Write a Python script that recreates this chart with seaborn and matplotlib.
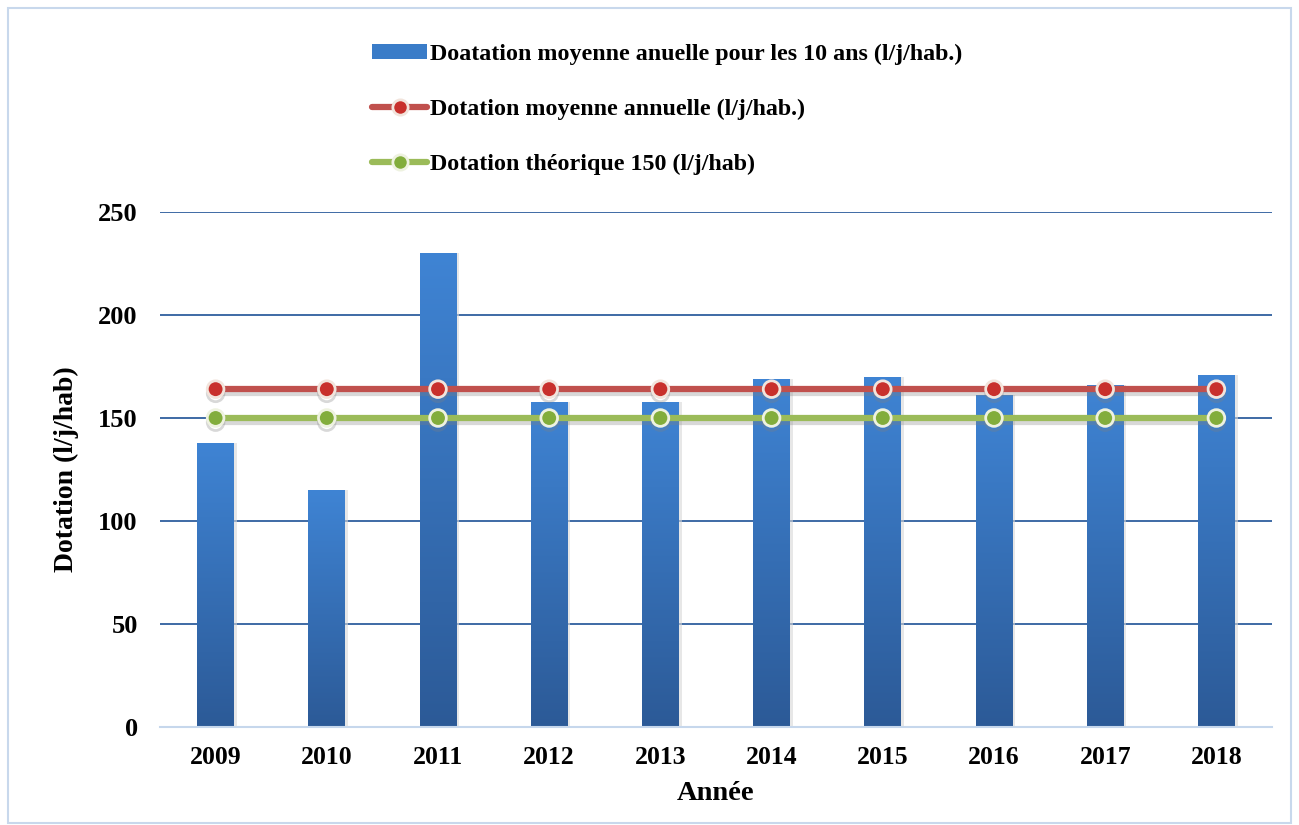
import numpy as np
import pandas as pd
import matplotlib
matplotlib.use("Agg")
import matplotlib.pyplot as plt
import matplotlib.patheffects as pe
from matplotlib.lines import Line2D
from matplotlib.patches import Patch, Rectangle
from matplotlib.colors import LinearSegmentedColormap
import seaborn as sns

years = ["2009", "2010", "2011", "2012", "2013", "2014", "2015", "2016", "2017", "2018"]
dotation_annuelle = [138, 115, 230, 158, 158, 169, 170, 161, 166, 171]
dotation_moyenne = [164, 164, 164, 164, 164, 164, 164, 164, 164, 164]
dotation_theorique = [150, 150, 150, 150, 150, 150, 150, 150, 150, 150]
yticks = [0, 50, 100, 150, 200, 250]

label_bar = "Doatation moyenne anuelle pour les 10 ans (l/j/hab.)"
label_red = "Dotation moyenne annuelle (l/j/hab.)"
label_green = "Dotation théorique 150 (l/j/hab)"

sns.set_theme(style="white")
plt.rcParams['font.family'] = ['Liberation Serif', 'DejaVu Serif']
plt.rcParams['font.weight'] = 'bold'
plt.rcParams['text.color'] = 'black'
plt.rcParams['axes.labelcolor'] = 'black'
plt.rcParams['xtick.color'] = 'black'
plt.rcParams['ytick.color'] = 'black'

fig = plt.figure(figsize=(12.99, 8.25), dpi=100)
ax = fig.add_axes([160/1299, 1-727/825, (1272-160)/1299, (727-212)/825])

df = pd.DataFrame({"year": years, "val": dotation_annuelle})
sns.barplot(data=df, x="year", y="val", ax=ax, color="#3a7cc8", width=0.33,
            saturation=1, edgecolor="none", zorder=2)

# gradient fill on bars
grad = np.linspace(0, 1, 256).reshape(-1, 1)
cmap = LinearSegmentedColormap.from_list("bg", ["#3f84d4", "#2c5a97"])
for p in list(ax.patches):
    x0, y0 = p.get_x(), p.get_y()
    w, h = p.get_width(), p.get_height()
    sh = Rectangle((x0 + w, y0), w * 0.08, h, facecolor="#d8d8d8", edgecolor="none",
                   alpha=0.6, zorder=1.9)
    ax.add_patch(sh)
    im = ax.imshow(grad, extent=(x0, x0 + w, y0, y0 + h), cmap=cmap, aspect="auto",
                   origin="upper", zorder=2.1, interpolation="bicubic")
    im.set_clip_path(p)

xs = np.arange(len(years))
shadow = [pe.SimpleLineShadow(offset=(0, -3), shadow_color="gray", alpha=0.3, rho=0.9), pe.Normal()]
ax.plot(xs, dotation_moyenne, color="#c0504d", lw=4.5, marker="o", markersize=12,
        markerfacecolor="#c8302c", markeredgecolor="#f2e4dc", markeredgewidth=2,
        zorder=4, path_effects=shadow)
ax.plot(xs, dotation_theorique, color="#9bbb59", lw=4.5, marker="o", markersize=12,
        markerfacecolor="#82ad3c", markeredgecolor="#eef2e0", markeredgewidth=2,
        zorder=4, path_effects=shadow)

ax.set_ylim(0, 250)
ax.set_xlim(-0.5, len(years) - 0.5)
ax.set_yticks(yticks)
ax.set_yticklabels([str(t) for t in yticks], fontsize=19, fontweight="bold")
ax.set_xticks(xs)
ax.set_xticklabels(years, fontsize=18.5, fontweight="bold")
ax.tick_params(axis="x", length=0, pad=14)
ax.tick_params(axis="y", length=0, pad=16)
for t in yticks[1:]:
    ax.axhline(t, color="#2f5f9e", lw=1.3, zorder=1)
for s in ["top", "right", "left"]:
    ax.spines[s].set_visible(False)
ax.spines["bottom"].set_color("#c6d7ec")
ax.spines["bottom"].set_linewidth(1.5)
ax.grid(False)

ax.set_xlabel("Année", fontsize=20.5, fontweight="bold", labelpad=8)
ax.set_ylabel("Dotation (l/j/hab)", fontsize=20, fontweight="bold", labelpad=14)

handles = [
    Patch(facecolor="#3a7cc8", edgecolor="none"),
    Line2D([0], [0], color="#c0504d", lw=4.5, marker="o", markersize=11,
           markerfacecolor="#c8302c", markeredgecolor="#f2e4dc", markeredgewidth=2),
    Line2D([0], [0], color="#9bbb59", lw=4.5, marker="o", markersize=11,
           markerfacecolor="#82ad3c", markeredgecolor="#eef2e0", markeredgewidth=2),
]
leg = fig.legend(handles, [label_bar, label_red, label_green], loc="upper left",
                 bbox_to_anchor=(372/1299, 1-44/825), bbox_transform=fig.transFigure,
                 frameon=False, prop={"weight": "bold", "size": 17.3},
                 handlelength=2.3, handleheight=0.6, handletextpad=0.1,
                 labelspacing=1.4, borderpad=0, borderaxespad=0)

fig.patches.append(Rectangle((8/1299, 2/825), 1-16/1299, 1-10/825, transform=fig.transFigure,
                             fill=False, edgecolor="#c8d8ec", lw=1.5, zorder=0))

fig.savefig("out.png", dpi=100)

-----

• [Set task]
Extract the lines exactly, please: the first line of the listing, the line with "import seaborn as sns", and every line between them, but no pictures.

• [Result of the exercise]
Write a Python script that recreates this chart with seaborn and matplotlib.
import numpy as np
import pandas as pd
import matplotlib
matplotlib.use("Agg")
import matplotlib.pyplot as plt
import matplotlib.patheffects as pe
from matplotlib.lines import Line2D
from matplotlib.patches import Patch, Rectangle
from matplotlib.colors import LinearSegmentedColormap
import seaborn as sns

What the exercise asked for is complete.